Direction
Below, find the line containing "Write the Apache ECharts code for this chart." and the line containing "for (let v = yMin;"; reproduce exactly those two and every line between them, omitting pictures.

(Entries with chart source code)
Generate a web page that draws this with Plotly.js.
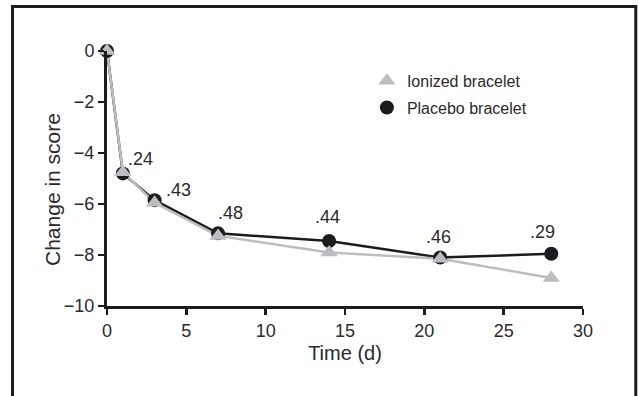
<!DOCTYPE html>
<html>
<head>
<meta charset="utf-8">
<script src="https://cdn.plot.ly/plotly-3.0.1.min.js"></script>
<style>
  html, body { margin: 0; padding: 0; background: #fff; }
  #chart { width: 639px; height: 396px; }
</style>
</head>
<body>
<div id="chart"></div>
<script>
// Data
const days = [0, 1, 3, 7, 14, 21, 28];
const ionizedY = [0, -4.75, -5.95, -7.25, -7.9, -8.15, -8.9];
const placeboY = [0, -4.8, -5.85, -7.15, -7.45, -8.1, -7.95];
const pDays = [1, 3, 7, 14, 21, 28];
const pLabels = ['.24', '.43', '.48', '.44', '.46', '.29'];
const xTicks = [0, 5, 10, 15, 20, 25, 30];
const yTicks = [0, -2, -4, -6, -8, -10];
const seriesNames = ['Ionized bracelet', 'Placebo bracelet'];
const xTitle = 'Time (d)';
const yTitle = 'Change in score';

const BLACK = '#1c1c1e';
const GRAY = '#bdbdc1';
const TEXT = '#2a2a2a';
const FONT = 'Liberation Sans, Arial, sans-serif';

const traces = [
  { x: days, y: placeboY, mode: 'lines', line: { color: BLACK, width: 2.5 },
    showlegend: false, hoverinfo: 'skip', cliponaxis: false },
  { x: days, y: ionizedY, mode: 'lines', line: { color: GRAY, width: 2.5 },
    showlegend: false, hoverinfo: 'skip', cliponaxis: false },
  { x: days, y: placeboY, mode: 'markers', name: seriesNames[1],
    marker: { symbol: 'circle', size: 14, color: BLACK },
    legendgroup: 'b', legendrank: 2, cliponaxis: false },
  { x: days, y: ionizedY, mode: 'markers', name: seriesNames[0],
    marker: { symbol: 'triangle-up', size: 15, color: GRAY },
    legendgroup: 'a', legendrank: 1, cliponaxis: false }
];

const shifts = [[18, 14], [24, 10], [12, 20], [-2, 24], [-2, 21], [-9, 22]];
const annotations = pDays.map((d, i) => {
  const idx = days.indexOf(d);
  return {
    x: d, y: placeboY[idx], xref: 'x', yref: 'y',
    text: pLabels[i], showarrow: false,
    xanchor: 'center', yanchor: 'middle',
    xshift: shifts[i][0], yshift: shifts[i][1],
    font: { family: FONT, size: 18, color: TEXT }
  };
});
// y-axis title (placed slightly below the axis centre, as in the reference)
annotations.push({
  xref: 'paper', yref: 'paper', x: -0.1134, y: 0.455,
  xanchor: 'center', yanchor: 'middle', textangle: -90,
  text: yTitle, showarrow: false,
  font: { family: FONT, size: 21, color: TEXT }
});

const layout = {
  width: 639, height: 396,
  margin: { l: 107, r: 56, t: 51, b: 90 },
  paper_bgcolor: '#ffffff', plot_bgcolor: '#ffffff',
  font: { family: FONT, color: TEXT },
  showlegend: true,
  legend: {
    x: 0.546, y: 0.95, xanchor: 'left', yanchor: 'top',
    bgcolor: 'rgba(0,0,0,0)', borderwidth: 0,
    traceorder: 'grouped', tracegroupgap: 3,
    font: { family: FONT, size: 16, color: TEXT }
  },
  xaxis: {
    range: [0, 30], tickvals: xTicks, ticktext: xTicks.map(String),
    showgrid: false, zeroline: false, showline: true,
    linecolor: BLACK, linewidth: 3,
    ticks: 'outside', ticklen: 6, tickwidth: 2.5, tickcolor: BLACK,
    tickfont: { family: FONT, size: 18, color: TEXT },
    title: { text: xTitle, font: { family: FONT, size: 20, color: TEXT }, standoff: 7 },
    automargin: false, fixedrange: true
  },
  yaxis: {
    range: [-10, 0], tickvals: yTicks,
    showgrid: false, zeroline: false, showline: true,
    linecolor: BLACK, linewidth: 3,
    ticks: 'outside', ticklen: 6, tickwidth: 2.5, tickcolor: BLACK,
    tickfont: { family: FONT, size: 18, color: TEXT },
    automargin: false, fixedrange: true
  },
  annotations: annotations,
  shapes: [{
    type: 'rect', xref: 'paper', yref: 'paper',
    x0: -0.1985, x1: 1.1109, y0: -0.37, y1: 1.1745,
    line: { color: BLACK, width: 3 }, fillcolor: 'rgba(0,0,0,0)', layer: 'above'
  }]
};

Plotly.newPlot('chart', traces, layout, { staticPlot: true, displayModeBar: false });
</script>
</body>
</html>
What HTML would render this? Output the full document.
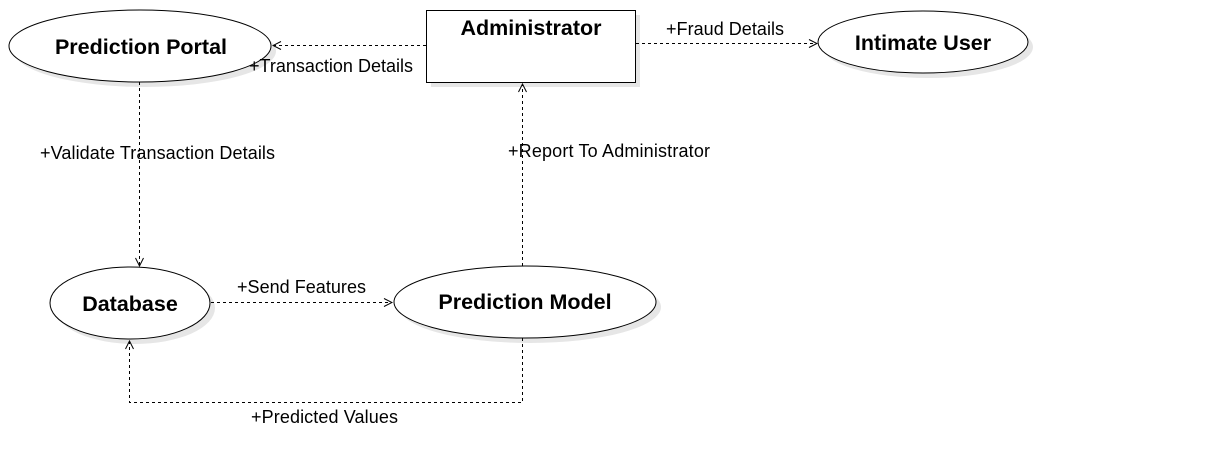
<!DOCTYPE html>
<html><head><style>body{margin:0;background:#fff}svg{display:block}text{font-family:"Liberation Sans",sans-serif}</style></head><body>
<svg width="1215" height="465" viewBox="0 0 1215 465" xmlns="http://www.w3.org/2000/svg">
<defs><marker id="a" markerWidth="10" markerHeight="10" refX="9" refY="5" orient="auto" markerUnits="userSpaceOnUse"><path d="M1,1 L9,5 L1,9" fill="none" stroke="#000" stroke-width="1"/></marker></defs>
<g fill="#e6e6e6">
<ellipse cx="145" cy="51" rx="131" ry="36"/>
<rect x="431" y="15" width="209" height="72"/>
<ellipse cx="928" cy="47" rx="105" ry="31"/>
<ellipse cx="135" cy="308" rx="80" ry="36"/>
<ellipse cx="530" cy="307" rx="131" ry="36"/>
</g>
<g fill="#fff" stroke="#000" stroke-width="1">
<ellipse cx="140" cy="46" rx="131" ry="36"/>
<rect x="426.5" y="10.5" width="209" height="72"/>
<ellipse cx="923" cy="42" rx="105" ry="31"/>
<ellipse cx="130" cy="303" rx="80" ry="36"/>
<ellipse cx="525" cy="302" rx="131" ry="36"/>
</g>
<g fill="none" stroke="#000" stroke-width="1" stroke-dasharray="3,3" marker-end="url(#a)">
<path d="M426,45.5 H273"/>
<path d="M636,43.5 H817"/>
<path d="M139.5,82 V266"/>
<path d="M522.5,266 V84"/>
<path d="M211,302.5 H392"/>
<path d="M522.5,338 V402.5 H129.5 V341"/>
</g>
<g font-weight="bold" font-size="21.5" text-anchor="middle">
<text x="141" y="54">Prediction Portal</text>
<text x="531" y="35">Administrator</text>
<text x="923" y="50">Intimate User</text>
<text x="130" y="311">Database</text>
<text x="525" y="309">Prediction Model</text>
</g>
<g font-size="18">
<text x="249" y="72" textLength="164">+Transaction Details</text>
<text x="666" y="35" textLength="118">+Fraud Details</text>
<text x="40" y="159" textLength="235">+Validate Transaction Details</text>
<text x="508" y="157" textLength="202">+Report To Administrator</text>
<text x="237" y="293" textLength="129">+Send Features</text>
<text x="251" y="423" textLength="147">+Predicted Values</text>
</g>
</svg>
</body></html>
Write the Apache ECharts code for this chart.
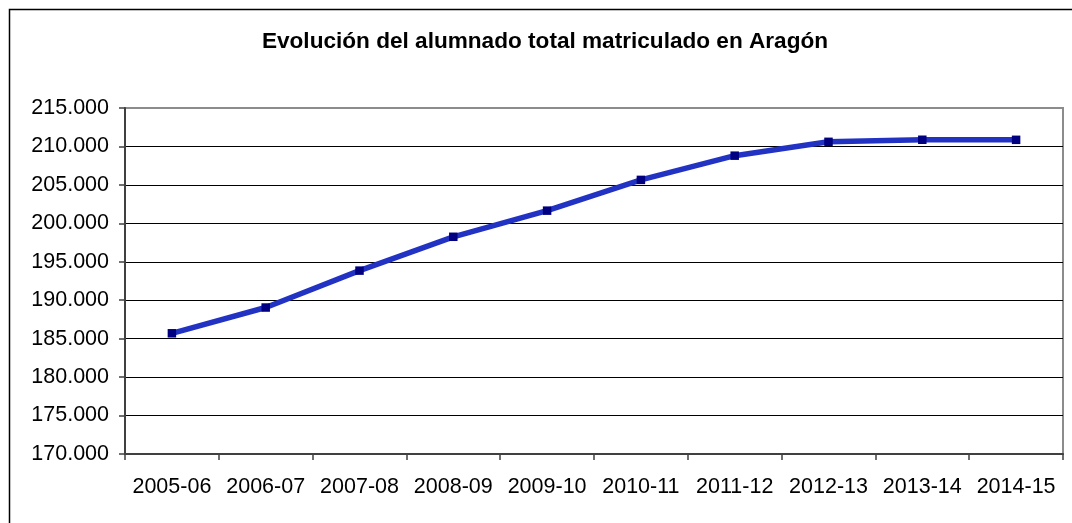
<!DOCTYPE html>
<html>
<head>
<meta charset="utf-8">
<script src="https://cdn.jsdelivr.net/npm/echarts@6/dist/echarts.min.js"></script>
<style>
html,body{margin:0;padding:0;background:#fff;}
#chart{width:1072px;height:523px;}
</style>
</head>
<body>
<div id="chart"></div>
<script>
const titleText = "Evolución del alumnado total matriculado en Aragón";
const categories = ["2005-06","2006-07","2007-08","2008-09","2009-10","2010-11","2011-12","2012-13","2013-14","2014-15"];
const alumnado = [185700, 189050, 193850, 198250, 201650, 205650, 208800, 210600, 210870, 210860];
const yMin = 170000, yMax = 215000, yStep = 5000;

function fmt(v){ return String(v).replace(/\B(?=(\d{3})+(?!\d))/g, '.'); }

const chart = echarts.init(document.getElementById('chart'), null, {renderer:'canvas'});
const gridColors = [];
for (let v = yMin; v <= yMax; v += yStep) gridColors.push(v === yMax ? '#8c8c8c' : '#000000');

chart.setOption({
  animation:false,
  backgroundColor:'#ffffff',
  title:{
    text:titleText, left:540, top:25, textAlign:'center',
    textStyle:{fontFamily:'Liberation Sans, Arial, sans-serif', fontWeight:'bold', fontSize:22.6, color:'#000'}
  },
  graphic:[{
    type:'rect', left:7, top:7, z:-1,
    shape:{x:0,y:0,width:1100,height:600},
    style:{fill:'none', stroke:'#000', lineWidth:1.5}
  }],
  grid:{left:125, right:9, top:108, bottom:69, show:true, borderColor:'#8c8c8c', borderWidth:2, backgroundColor:'#fff'},
  xAxis:{
    type:'category', data:categories, boundaryGap:true,
    axisLine:{lineStyle:{color:'#404040', width:2}},
    axisTick:{show:true, length:6, lineStyle:{color:'#404040', width:1.5}},
    axisLabel:{margin:22, fontFamily:'Liberation Sans, Arial, sans-serif', fontSize:21.5, color:'#000', interval:0},
    splitLine:{show:false}
  },
  yAxis:{
    type:'value', min:yMin, max:yMax, interval:yStep,
    axisLine:{show:true, lineStyle:{color:'#404040', width:2}},
    axisTick:{show:true, length:6, lineStyle:{color:'#404040', width:1.5}},
    axisLabel:{margin:16, formatter:fmt, fontFamily:'Liberation Sans, Arial, sans-serif', fontSize:21.5, color:'#000'},
    splitLine:{show:true, lineStyle:{color:gridColors, width:1.2}}
  },
  series:[{
    type:'line', data:alumnado,
    lineStyle:{color:'#2233c4', width:5.5},
    symbol:'rect', symbolSize:8.5,
    itemStyle:{color:'#000080', borderWidth:0},
    smooth:false
  }]
});
</script>
</body>
</html>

Problem solution
Write the Apache ECharts code for this chart.
<!DOCTYPE html>
<html>
<head>
<meta charset="utf-8">
<script src="https://cdn.jsdelivr.net/npm/echarts@6/dist/echarts.min.js"></script>
<style>
html,body{margin:0;padding:0;background:#fff;}
#chart{width:1072px;height:523px;}
</style>
</head>
<body>
<div id="chart"></div>
<script>
const titleText = "Evolución del alumnado total matriculado en Aragón";
const categories = ["2005-06","2006-07","2007-08","2008-09","2009-10","2010-11","2011-12","2012-13","2013-14","2014-15"];
const alumnado = [185700, 189050, 193850, 198250, 201650, 205650, 208800, 210600, 210870, 210860];
const yMin = 170000, yMax = 215000, yStep = 5000;

function fmt(v){ return String(v).replace(/\B(?=(\d{3})+(?!\d))/g, '.'); }

const chart = echarts.init(document.getElementById('chart'), null, {renderer:'canvas'});
const gridColors = [];
for (let v = yMin; v <= yMax; v += yStep) gridColors.push(v === yMax ? '#8c8c8c' : '#000000');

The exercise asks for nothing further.